(e-book version)Need: The pipeline industry uses over 8,000 large bore engines in gas transmission/compression service’. These engines are typically gas fueled and spark ignited. Some early versions of the engines are piston scavenged, but most are turbocharged. Some models, especially those equipped for lean burn operation, utilize pre-combustion chambers for enhanced ignition. Typically, the gaseous fuel is admitted directly into the top of the engine combustion chamber by a cam-operated, mechanical gas admission valve (MGAV). The MGAV is operated by an engine driven cam, cam follower, push rod, and rocker assembly. Such mechanisms offer little in the way of adjustability of the gas admission event: the ability to change the start of gas admission (SOA) and end of gas admission (EOA). The gas admission system is generally optimized for a particular mode of engine operation, typically rated speed and full load, and is fixed in that state. Desired changes in the gas admission cycle are not easily accomplished. At the same time, however, undesired changes commonly occur due to wear, failure, and mis-adjustment of the MGAV drive train.

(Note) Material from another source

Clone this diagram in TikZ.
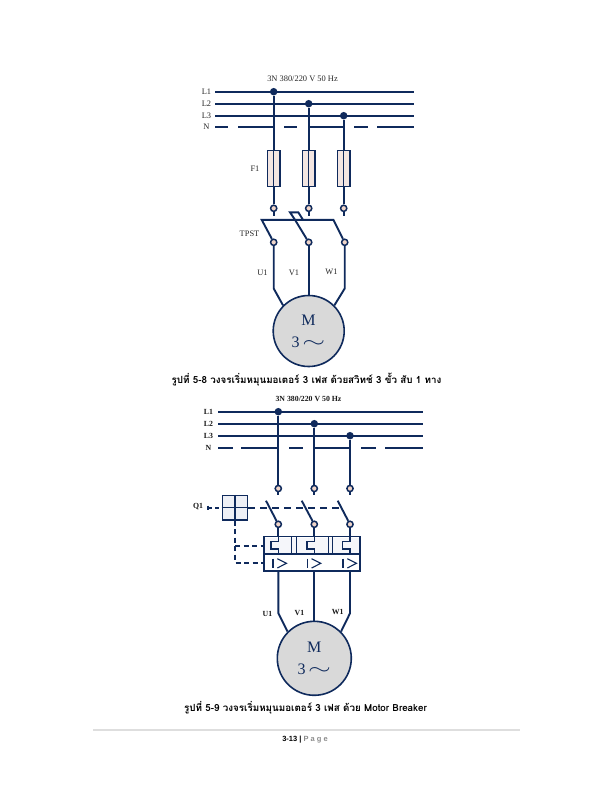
\documentclass[tikz,border=0pt]{standalone}
\usepackage{fontspec}
\usepackage{graphicx}
\setmainfont{Liberation Serif}
\newfontfamily\thaifont[Script=Thai]{Loma}
\newfontfamily\footfont{Liberation Sans}
\usetikzlibrary{calc}
\definecolor{wire}{HTML}{0F2A5C}
\definecolor{fusefill}{HTML}{F3E6E2}
\definecolor{termfill}{HTML}{F0D5C8}
\definecolor{motorfill}{HTML}{D9D9D9}
\definecolor{boxfill}{HTML}{EEF0F6}
\tikzset{
 x=1pt,y=-1pt,
 wireline/.style={draw=wire,line width=1.9pt},
 dashline/.style={draw=wire,line width=1.7pt,dash pattern=on 6pt off 4pt},
 terminal/.style={circle,draw=wire,line width=1.5pt,fill=termfill,minimum size=6.2pt,inner sep=0pt},
 junction/.style={circle,fill=wire,minimum size=7.5pt,inner sep=0pt},
 fusebox/.style={rectangle,draw=wire,line width=1.4pt,fill=fusefill,minimum width=12.5pt,minimum height=36.5pt,inner sep=0pt},
 motor/.style={circle,draw=wire,line width=1.6pt,fill=motorfill,inner sep=0pt},
 small/.style={font=\fontsize{8.4}{9}\selectfont,text=black!85,inner sep=0pt},
 smallb/.style={font=\fontsize{7.8}{9}\selectfont\bfseries,text=black!90,inner sep=0pt},
 bigm/.style={font=\fontsize{16}{18}\selectfont,text=wire,inner sep=0pt,anchor=base},
 caption/.style={font=\thaifont\bfseries\fontsize{9.8}{11}\selectfont,text=black,inner sep=0pt},
}
\newcommand{\threephase}{\smash{3\,\scalebox{1.7}[1.1]{$\sim$}}}
\begin{document}
\begin{tikzpicture}
\useasboundingbox (0,0) rectangle (612,792);
% ---------- upper circuit
\node[small] (ta) at (302.5,79) {3N 380/220 V 50 Hz};
\node[small] (la1) at (206.5,91.5) {L1};
\node[small] (la2) at (206.5,103.5) {L2};
\node[small] (la3) at (206.5,115.5) {L3};
\node[small] (lan) at (206.5,127) {N};
\coordinate (a1w) at (215,91.7); \coordinate (a1e) at (414,91.7);
\coordinate (a2w) at (215,103.7); \coordinate (a2e) at (414,103.7);
\coordinate (a3w) at (215,115.7); \coordinate (a3e) at (414,115.7);
\draw[wireline] (a1w)--(a1e);
\draw[wireline] (a2w)--(a2e);
\draw[wireline] (a3w)--(a3e);
\foreach \p/\q in {215/228,238/273.7,284/297,308.7/343.7,354/368,377/414}
  \draw[wireline] (\p,127.2)--(\q,127.2);
\node[junction] (aj1) at (273.7,91.7) {};
\node[junction] (aj2) at (308.7,103.7) {};
\node[junction] (aj3) at (343.7,115.7) {};
\node[fusebox] (af1) at (273.7,168.5) {};
\node[fusebox] (af2) at (308.7,168.5) {};
\node[fusebox] (af3) at (343.7,168.5) {};
\node[terminal] (at1) at (273.7,208.3) {};
\node[terminal] (at2) at (308.7,208.3) {};
\node[terminal] (at3) at (343.7,208.3) {};
\foreach \n in {1,2,3}{
  \draw[wireline] (aj\n)--(af\n.north);
  \draw[wireline,line width=1pt] (af\n.north)--(af\n.south);
  \draw[wireline] (af\n.south)--(at\n.north);
  \draw[wireline] (at\n.south)--++(0,3.5);
}
\node[small] (af) at (255,168.5) {F1};
\node[terminal] (ab1) at (273.7,242.3) {};
\node[terminal] (ab2) at (308.7,242.3) {};
\node[terminal] (ab3) at (344.7,242.3) {};
\coordinate (sw1) at (261.7,219.8);
\coordinate (sw3) at (333.4,219.8);
\draw[wireline] (ab1)--(sw1)--(sw3)--(ab3);
\draw[wireline] (ab2)--(295,219.8)--(290,212.3)--(298.3,212.3)--(303,219.8);
\node[small] (atp) at (249.5,234) {TPST};
\node[motor,minimum size=71pt] (am) at (308.7,331) {};
\coordinate (ak1) at (273.7,288.5);
\coordinate (ak3) at (344.7,288.5);
\draw[wireline] (ab1)--(ak1)--(am.135);
\draw[wireline] (ab2)--(ab2 |- am.north);
\draw[wireline] (ab3)--(ak3)--(am.45);
\node[small] (au) at (262.5,273) {U1};
\node[small] (av) at (294,273) {V1};
\node[small] (aw) at (331.5,272) {W1};
\node[bigm] (amm) at (308.5,325) {M};
\node[bigm] (am3) at (308.5,347) {\threephase};
\node[caption] (ca) at (306.5,380) {รูปที่ 5-8 วงจรเริ่มหมุนมอเตอร์ 3 เฟส ด้วยสวิทช์ 3 ขั้ว สับ 1 ทาง};
% ---------- lower circuit
\node[smallb] (tb) at (308.5,398.5) {3N 380/220 V 50 Hz};
\node[smallb] (lb1) at (208.5,411.5) {L1};
\node[smallb] (lb2) at (208.5,423.7) {L2};
\node[smallb] (lb3) at (208.5,435.7) {L3};
\node[smallb] (lbn) at (208.5,447.7) {N};
\foreach \yy in {411.7,423.7,435.7}
  \draw[wireline] (218.3,\yy)--(423.3,\yy);
\foreach \p/\q in {218.3/233,241/278.3,289/303,314.3/350,361/376,385/423.3}
  \draw[wireline] (\p,447.7)--(\q,447.7);
\node[junction] (bj1) at (278.3,411.7) {};
\node[junction] (bj2) at (314.3,423.7) {};
\node[junction] (bj3) at (350,435.7) {};
\node[terminal] (bt1) at (278.3,488.5) {};
\node[terminal] (bt2) at (314.3,488.5) {};
\node[terminal] (bt3) at (350,488.5) {};
\node[terminal] (bb1) at (278.3,524.3) {};
\node[terminal] (bb2) at (314.3,524.3) {};
\node[terminal] (bb3) at (350,524.3) {};
\coordinate (bl1) at (266,500.7);
\coordinate (bl2) at (301.7,500.7);
\coordinate (bl3) at (337.7,500.7);
\foreach \n in {1,2,3}{
  \draw[wireline] (bj\n)--(bt\n.north);
  \draw[wireline] (bt\n.south)--++(0,3);
  \draw[wireline] (bb\n)--(bl\n);
}
% handle
\node[rectangle,draw=wire,line width=1.5pt,fill=boxfill,minimum width=25.4pt,minimum height=24.3pt,inner sep=0pt] (hb) at (235,507.8) {};
\draw[wireline,line width=1.1pt] (hb.north)--(hb.south);
\draw[wireline,line width=1.1pt] (hb.west)--(hb.east);
\node[smallb] (lq) at (198,507) {Q1};
\coordinate (qd) at (208.3,507.8);
\draw[wireline,line width=1.8pt] (208,505.5)--(208,510);
\draw[dashline,dash pattern=on 4pt off 3pt] (qd)--(hb.west);
\coordinate (de) at (341.7,507.8);
\draw[dashline,dash pattern=on 7pt off 5pt] (hb.east)--(de);
% breaker
\node[rectangle,draw=wire,line width=1.5pt,fill=white,minimum width=96pt,minimum height=34.3pt,inner sep=0pt] (brk) at (312,553.8) {};
\coordinate (bm) at (264,554.3);
\fill[boxfill!60!white] (265,537.5) rectangle (359,553.8);
\draw[wireline] (brk.west |- bm)--(brk.east |- bm);
\foreach \xx in {278.4,314.3,350}{
  \draw[wireline,line width=1.3pt] (\xx,536.7)--(\xx,541.5)--(\xx-7.3,541.5)--(\xx-7.3,549)--(\xx,549)--(\xx,554.3);
}
\draw[wireline] (bb1.south)--(bb1.south |- brk.north);
\draw[wireline] (bb2.south)--(bb2.south |- brk.north);
\draw[wireline] (bb3.south)--(bb3.south |- brk.north);
\foreach \xx in {291.5,296.5,328,332.5}
  \draw[wireline,line width=1pt] (\xx,537)--(\xx,554);
\foreach \xx in {273,307.3,343}{
  \draw[wireline,line width=1.1pt] (\xx,558.7)--(\xx,568);
  \draw[wireline,line width=1.1pt] (\xx+4.3,558.7)--(\xx+13.5,563.3)--(\xx+4.3,568);
}
\draw[dashline,dash pattern=on 5pt off 3.5pt] (hb.south)--(235,562.7)--(brk.west |- 0,562.7);
\draw[dashline,dash pattern=on 5pt off 3.5pt] (235,546)--(brk.west |- 0,546);
% motor
\node[motor,minimum size=74pt] (bm0) at (314.3,658.3) {};
\coordinate (bk1) at (278.4,613.3);
\coordinate (bk3) at (350,613.3);
\draw[wireline] (brk.south -| bb1)--(bk1)--(bm0.135);
\draw[wireline] (brk.south -| bb2)--(bb2 |- bm0.north);
\draw[wireline] (brk.south -| bb3)--(bk3)--(bm0.45);
\node[smallb] (bu) at (267.5,614) {U1};
\node[smallb] (bv) at (299.5,613) {V1};
\node[smallb] (bw) at (337.7,612) {W1};
\node[bigm] (bmm) at (314.3,652.7) {M};
\node[bigm] (bm3) at (314.3,674.5) {\threephase};
\node[caption] (cb) at (305.5,707.7) {รูปที่ 5-9 วงจรเริ่มหมุนมอเตอร์ 3 เฟส ด้วย Motor Breaker};
% footer
\coordinate (fl) at (93,730); \coordinate (fr) at (520,730);
\draw[draw=black!13,line width=1.4pt] (fl)--(fr);
\node[font=\footfont\bfseries\fontsize{7.5}{9}\selectfont,inner sep=0pt] (ft) at (305,740) {3-13 | \textcolor{black!45}{P a g e}};
\end{tikzpicture}
\end{document}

Benefit: This report documents the development of a natural gas-fueled large-bore engine test bed (LBET) at Colorado State University and the subsequent test of an electronic gas admissions valve (EGAV) with in-cylinder pressure feedback. The LBET is now a state-of-the-art natural gas-fueled test facility. It will be open for use in late 1994 or early 1995 to all parties interested in testing equipment that might lead to safer, more economical and cleaner burning gas fueled engines. The EGAV tests were successful. The valve allows for precise control of fuel admission and end of admission timing. This results in the engine running in a real-time balance condition. Laboratory tests showed a 30% reduction of hydrocarbons and nitrous oxides reductions with a 2% reduction in fuel consumption. Field testing will continue in 1995 prior to commercialization.
Result: The performance of the electronically autobalanced engine was compared to that of the manually balanced engine with a 100 psi imbalance. This is just outside of the manufacturer’s definition of “balance” (75 psi), and considerably better than the level of balance commonly found in field engines. The use of autobalancing reduced the incidence of engine misfires at 75% load from 35% in the manually balanced case to 10% in the autobalanced case. At 100% load, the engine with a 25% imbalance (one of the four cylinders adjusted to a peak pressure 100 psi lower than the others) showed a 5% misfire rate while the autobalanced engine had essentially no misfires. At 75% load, the use of autobalancing reduced hydrocarbon emissions by 33%, from 22 grams/BHP•hr to 14 grams/BHP•hr. The autobalancing feature reduced fuel consumption by as much as 2%, depending on load. NOx reductions of 2.6 grams/BHP•hr at full load were demonstrated, which represents a 30% reduction. NOx reductions of greater than 2.0 grams/BHP•hr were seen at all loads.